Formula stores and Coral Gables
This is written a few miles from Coral Gables, Fla., where a zoning controversy has brewed on and off for decades over the 1960 passage of a law prohibiting the overnight parking of pickup trucks on city streets and even in private driveways.
The law was passed at a time when, we can only speculate, its unstated purpose may have been as much to exclude a certain class (dare we say color) of homeowner, as to ensure the aesthetic values of the painfully picture-perfect town.
The constitutionality of the law has been tested in the State Supreme Court (it was upheld) and was recently debated by the Coral Gables Planning and Zoning Board, which proposed some changes prominently including allowance for non-commercial pickup trucks to park overnight in private driveways, as long as they are backed in and the pickup beds are properly covered. No mention was made of acceptable colors, makes, models or years.
This radical proposal was rejected by a three-to-two vote of the Coral Gables City Commission, triggering a move by the mayor to put the law to a public vote on the November ballot. As absurd as it may sound to those of us living in Sonoma – or anywhere in California, for that matter – it should not be assumed that the good people of Coral Gables will vote the antiquated ordinance down. This is also a town with strict Mediterranean Revival design standards where conformity in color, finish, height, roof style and virtually every other parameter of a single-family home gets careful scrutiny.
It is doubtful we would stomach such rules in our historic town, which happily embraces a variety of architectural styles while successfully protecting the history embedded in our buildings.
And that brings us to the City Council’s recent three-to-two vote in favor of an ordinance governing approval of so-called “formula stores.” As we’ve written earlier, we are ambivalent about the need for adopting such a law and we’re not at all convinced the formula store rules adopted on Monday don’t represent a solution in search of a problem.
The issue originally arose in reaction to the impending arrival of the Staples store now ensconced in the former Holder Ford building on West Napa Street. We may be missing something, but we’re not aware of a downside to Staple’s arrival. In fact, it appears to have been an instant asset for Sonoma and we wonder how appealing the site would have been had the Staples “formula store” chain had to first jump through a long string of use-permit hoops.
We’ve also observed that numerous Plaza stores – including Ben and Jerry’s, Chico’s and Massage Envy, already fit the formula store definition. Do these stores really diminish the appeal of the Plaza?

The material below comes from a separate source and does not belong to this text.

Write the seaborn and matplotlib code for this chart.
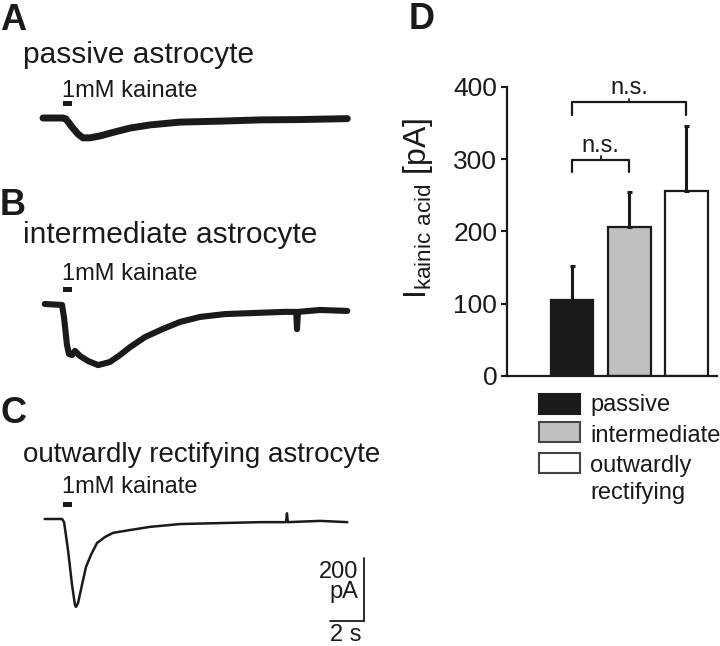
import numpy as np
import pandas as pd
import matplotlib
matplotlib.use("Agg")
import matplotlib.pyplot as plt
from matplotlib.patches import Rectangle
import seaborn as sns

# ---------------------------------------------------------
# Data
# ---------------------------------------------------------

# trace A : passive astrocyte (time in s, current in pA)
passive_t = [0.0, 1.18, 1.35, 1.71, 2.06, 2.35, 2.76, 3.35, 4.24, 5.12,
             6.29, 8.06, 10.4, 12.8, 15.1, 17.9]
passive_i = [0, 0, -3, -29, -51, -63, -63, -57, -44, -32,
             -22, -13, -10, -6, -5, -2]

# trace B : intermediate astrocyte
inter_t = [0.1, 1.12, 1.24, 1.41, 1.53, 1.71, 1.88, 2.18, 2.65, 3.24,
           3.94, 4.53, 5.12, 6.0, 7.06, 8.06, 9.24, 10.7, 12.2, 14.2,
           14.9, 14.94, 15.0, 16.3, 17.9]
inter_i = [0, -3, -44, -130, -159, -162, -149, -165, -181, -194,
           -184, -162, -137, -105, -79, -57, -41, -32, -29, -25,
           -25, -80, -25, -19, -22]

# trace C : outwardly rectifying astrocyte
outward_t = [0.1, 1.12, 1.24, 1.47, 1.71, 1.88, 1.94, 2.06, 2.29, 2.53,
             2.82, 3.18, 3.65, 4.12, 5.12, 6.29, 8.06, 10.4, 12.8, 14.3,
             14.35, 14.4, 16.3, 17.9]
outward_i = [0, 0, -10, -98, -210, -273, -279, -267, -210, -152,
             -114, -76, -57, -44, -35, -25, -16, -13, -10, -10,
             18, -10, -6, -10]

stim_on, stim_off = 1.15, 1.7
stim_lo, stim_hi = 38, 54

scale_pa = 200
scale_s = 2

# panel D : mean kainate current
categories = ["passive", "intermediate", "outwardly\nrectifying"]
means = [105, 206, 256]
errors = [47, 48, 90]
bar_colors = ["#1a1a1a", "#c0c0c0", "#ffffff"]
y_ticks = [0, 100, 200, 300, 400]

# ---------------------------------------------------------
# Figure setup
# ---------------------------------------------------------

sns.set_theme(style="white")
plt.rcParams["font.family"] = ["Liberation Sans", "DejaVu Sans"]
plt.rcParams["mathtext.default"] = "regular"

W, H = 720, 646
fig = plt.figure(figsize=(W / 100, H / 100), dpi=100)

INK = "#1a1a1a"
PX_PER_S = 17.0
PX_PER_PA = 0.315


def fx(x):
    return x / W


def fy(y):
    return 1 - y / H


def trace_axes(x0_px, base_px, t_lim, i_lim):
    left = x0_px + t_lim[0] * PX_PER_S
    width = (t_lim[1] - t_lim[0]) * PX_PER_S
    bottom_px = base_px - i_lim[0] * PX_PER_PA
    height = (i_lim[1] - i_lim[0]) * PX_PER_PA
    ax = fig.add_axes([fx(left), fy(bottom_px), width / W, height / H])
    ax.set_xlim(*t_lim)
    ax.set_ylim(*i_lim)
    ax.axis("off")
    return ax


traces = [
    ("A", "passive astrocyte", 21.5, passive_t, passive_i, 118, 5.0,
     30, 63, 97),
    ("B", "intermediate astrocyte", 21.5, inter_t, inter_i, 304, 4.4,
     215, 243, 280),
    ("C", "outwardly rectifying astrocyte", 20, outward_t, outward_i, 519,
     1.8, 423, 462, 493),
]

for (letter, title, title_size, t, i, base, lw,
     let_y, title_y, kain_y) in traces:

    ax = trace_axes(43, base, (-0.5, 20.0), (-340, 70))

    sns.lineplot(x=t, y=i, ax=ax, color=INK, linewidth=lw,
                 estimator=None, legend=False)

    ax.fill_between([stim_on, stim_off], stim_lo, stim_hi,
                    color=INK, linewidth=0)

    fig.text(fx(0), fy(let_y), letter, fontsize=26, fontweight="bold",
             color=INK, va="baseline", ha="left")
    fig.text(fx(23), fy(title_y), title, fontsize=title_size, color=INK,
             va="baseline", ha="left")
    fig.text(fx(62), fy(kain_y), "1mM kainate", fontsize=17, color=INK,
             va="baseline", ha="left")

    if letter == "C":
        t_end = (364 - 43) / PX_PER_S
        i_low = -(621 - base) / PX_PER_PA
        ax.plot([t_end, t_end], [i_low, i_low + scale_pa],
                color=INK, linewidth=1.3, clip_on=False)
        ax.plot([t_end - scale_s, t_end], [i_low, i_low],
                color=INK, linewidth=1.3, clip_on=False)

fig.text(fx(358), fy(578), "200", fontsize=17, color=INK,
         ha="right", va="baseline")
fig.text(fx(358), fy(598), "pA", fontsize=17, color=INK,
         ha="right", va="baseline")
fig.text(fx(346), fy(641), "2 s", fontsize=17, color=INK,
         ha="center", va="baseline")

# ---------------------------------------------------------
# Panel D : bar chart
# ---------------------------------------------------------

ax_d = fig.add_axes([fx(507), fy(376), 210 / W, 289 / H])

df = pd.DataFrame({"group": categories, "current": means})

sns.barplot(data=df, x="group", y="current", hue="group",
            palette=bar_colors, legend=False, width=0.75,
            edgecolor=INK, linewidth=1.6, ax=ax_d)

ax_d.errorbar(range(len(means)), means,
              yerr=[np.zeros(len(errors)), errors],
              fmt="none", ecolor=INK, elinewidth=2.2,
              capsize=1.8, capthick=2.2, zorder=1)

ax_d.set_xlim(-1.14, 2.54)
ax_d.set_ylim(0, 400)
ax_d.set_yticks(y_ticks)
ax_d.set_xticks([])
ax_d.set_xlabel("")
ax_d.set_ylabel("I$_{kainic\\ acid}$ [pA]", fontsize=23, color=INK)
ax_d.yaxis.set_label_coords(-0.345, 0.58)

ax_d.tick_params(axis="y", direction="out", length=4, width=1.5,
                 labelsize=19, colors=INK, pad=3, left=True)

for side in ["top", "right"]:
    ax_d.spines[side].set_visible(False)

for side in ["left", "bottom"]:
    ax_d.spines[side].set_color(INK)
    ax_d.spines[side].set_linewidth(1.6)

# significance brackets
brackets = [(0, 2, 379, 361), (0, 1, 299, 282)]

for a, b, top, arm in brackets:
    ax_d.plot([a, a, b, b], [arm, top, top, arm],
              color=INK, linewidth=1.6, clip_on=False)
    mid = (a + b) / 2
    ax_d.plot([mid, mid], [top, top + 5], color=INK,
              linewidth=1.3, clip_on=False)
    ax_d.text(mid, top + 11, "n.s.", fontsize=17, color=INK,
              ha="center", va="baseline")

# legend drawn by hand so the two-line label lines up like the original
legend_rows = [(394, 411), (422, 442), (453, 472)]

for (box_top, base_y), label, color in zip(legend_rows, categories,
                                           bar_colors):
    fig.patches.append(
        Rectangle((fx(539), fy(box_top + 20)), 41 / W, 20 / H,
                  transform=fig.transFigure, facecolor=color,
                  edgecolor="#444444" if color != INK else INK,
                  linewidth=1.5)
    )
    fig.text(fx(590), fy(base_y), label.split("\n")[0], fontsize=17,
             color=INK, va="baseline", ha="left")
    if "\n" in label:
        fig.text(fx(590), fy(base_y + 27), label.split("\n")[1],
                 fontsize=17, color=INK, va="baseline", ha="left")

fig.text(fx(409), fy(29), "D", fontsize=26, fontweight="bold",
         color=INK, va="baseline", ha="left")

fig.savefig("out.png", dpi=100)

All that said, we can’t fault the process the city council, and its appointed ad hoc formula store committee, followed in arriving at a policy that helped guide the City Council’s decision on Monday.
And we agree that Sonoma would benefit from a review process allowing greater analysis of the social and economic impacts of new developments. We’re just not sure we need so many regulatory teeth and we don’t want to end up like Coral Gables.